From his unit alone, Prisk lost 54 comrades. According to the Vietnam Conflict Extract Data File of the Defense Casualty Analysis System (DCAS) Extract Files, there were 58,220 U.S. military casualties of the Vietnam War. It’s a number too much for many vets, especially vets like Prisk, to swallow. However, he wrote “Digger, Dogface, Brownjob, Grunt” as a final way to honor the fallen.
“It was done for the guys I fought with,” he says.
The 512-page book is an insight that not many outsiders get, because many veterans refuse to talk about their time in war. Even Prisk’s book editor has not been able to get her close, personal veteran friend to share his story.
After reading and editing Prisk’s very real book, she now understands why.

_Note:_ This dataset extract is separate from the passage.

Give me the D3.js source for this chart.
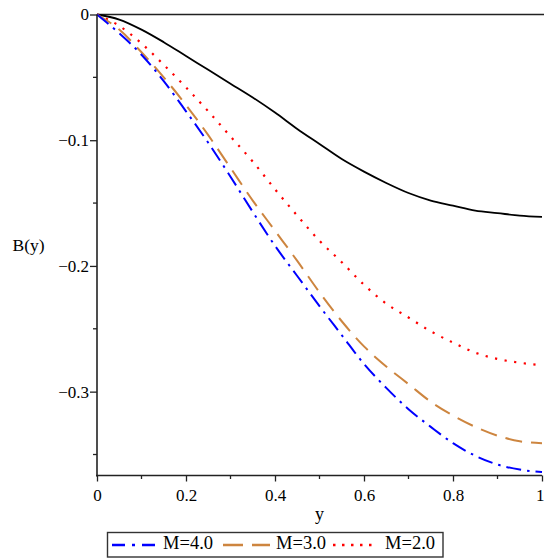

“Reading Gary’s book has given me insight as to my friend’s reluctance to revisit his tour of duty,” she says. Rosin also notes she understands that many of the armed forces during wartime didn’t have a choice when it came to joining the military.
But Prisk had a choice about re-enlisting, and he also had a choice of if he wanted to share his experiences. When he finally decided to, he wanted it just right, which is something Rosin remarks made working with a veteran a “stellar experience.”
“Gary has the talent, drive, and commitment that allows him to achieve excellence,” she says. “All the veterans I’ve worked with have a desire to do things just right, and they have the self-discipline to make it happen. Their wartime experiences set them apart from the general public because they faced extraordinary challenges most of us cannot grasp. Many of my clients who are veterans try to explain to their loved ones — and to themselves — what the war did to them and meant to them. Having a fictional character live those events is one way authors can distance themselves from what they endured.”
The author is currently writing a WWII story set in 1939.